In Zusammenarbeit mit der Europäischen Akademie wird eine Wanderausstellung unter dem Titel "Leonardo: Von der Kunst der Wissenschaft" konzipiert, welche den Stellenwert des Kreativen in der Wissenschaft und der Kunst verdeutlichen soll und nach Prag, Berlin und Salzburg im Jahre 1995 in Wien präsentiert werden soll. 

Die EXPO-VIENNA AG ist im Gespräch mit André Heller bezüglich einer Konzeption für die Eröffnungsveranstaltung der Weltausstellung 1995. Eine erste Ideenskizze, welche eine Art Zeitreise durch die Mythologie und Geschichte der Donauregion mit Hilfe von Bildern auf dem Wasser vorschlägt, liegt vor. Darüber hinaus ist ein Konzept für die Schlußveranstaltung am 26. Oktober in Vorbereitung, die gleichzeitig als Auftakt für die Milleniumsfeier in Österreich geplant wird. 

Im Auftrag der EXPO-VIENNA AG und des Budapester Programmbüros haben die Videokünstler Rudi Dolezal und Hannes Rossacher einen ersten "Expo-Imagefilm" produziert, der bereits internationale Beachtung gefunden hat. Er wurde am "24th Annual US Industrial Film & Video Festival" in Chicago 1991 mit nicht weniger als vier Hauptpreisen (Gold Cameras) und weiteren drei Awards ausgezeichnet. Eine Kurzversion dieses Films ist ab Ende April 1991 in den Wien KIBA-Kinos zu sehen.

 

8.      Begleitende Maßnahmen und Veranstaltungen: 

Um die Bedeutung der Planung des Rahmenprogramms als kulturellen Prozeß zu unterstreichen, werden die Ergebnisse der angeführten Studien, sowie grundsätzlichen Überlegungen zum Thema Kultur und Weltausstellung, kulturelle Bedeutung der Expo '95, Veranstaltungskonzept, Expo-Dramaturgie und die vorgeschlagenen Organisationsformen, sowie ausgewählte Projekte und Special Events gegen Mitte 1991 in einer umfangreichen Expo-Kulturbroschüre der Öffentlichkeit präsentiert. 

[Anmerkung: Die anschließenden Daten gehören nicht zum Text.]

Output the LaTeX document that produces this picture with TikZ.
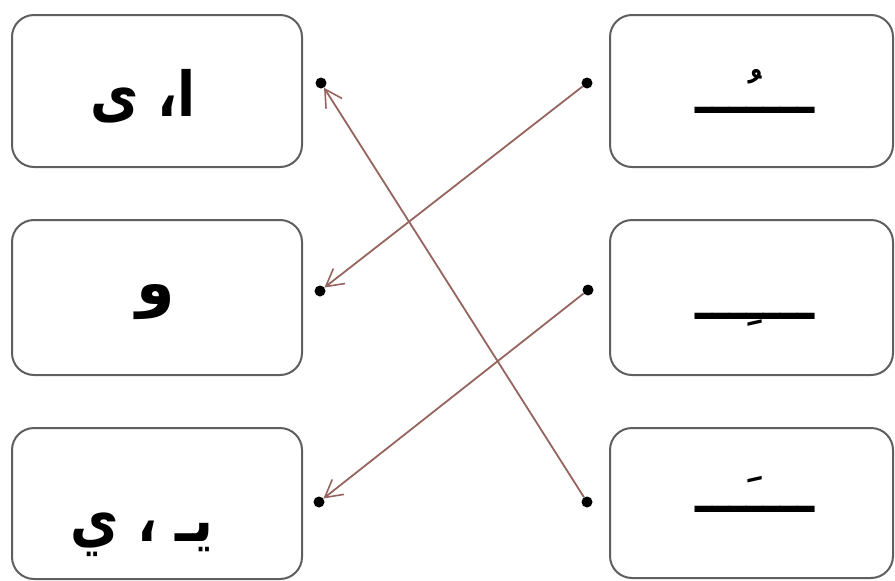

Als publizistische Begleitmaßnahme erscheint seit Mai 1990 eine Artikelserie im Wiener Journal, welche dem Verhältnis von Kultur und Weltausstellungen gewidmet ist. Bisher wurden Beiträge von Erhard Busek, Tom Messer, Gerhard Feltl, Elmar Zorn, Eugen Semrau und Joachim Riedl, Wolfgang Streitenberger und Peter Koslowski veröffentlicht. Es ist geplant, diese Artikelserie unter Einbeziehung von ungarischen Autoren fortzusetzen und Ende 1991 als Sammelband publizieren. 

Mit dem ORF werden nach Abschluß einer Grundsatzvereinbarung Gespräche über Fernseh- und Radioproduktionen zu führen sein, welche einer Vertiefung der Weltausstellungs-Philosophie dienen sollen. Die EXPO-VIENNA AG hat dafür eine Reihe von Ideen für Dokumentationen, Serien und Filmproduktionen ausgearbeitet. 

Darüber hinaus wurde eine Studie zur Repositionierung des Weltausstellungsthemas "Brücken in die Zukunft" abgeschlossen. 

Im September 1991 wird die EXPO-VIENNA AG eine Enquete "Weltausstellung und Nachbarstädte" organisieren, welche auch die Einbeziehung dieser Städte in die kulturellen Rahmenprogramme vor und während der Expo '95  zum Ziel hat. 

Um das vielfältige Angebot von Kulturveranstaltungen in den Nachbarstädten der Region zu strukturieren, wird die EXPO-VIENNA AG ein "Expo-Siegel" an ausgewählte Veranstaltungen verleihen, welche geeignet sind, im Vorfeld der Expo für den Weltausstellungs-Gedanken zu werben.

05/91 - Dr Gerhard Feltl ist Vorstandsmitglied der Expo Vienna AG.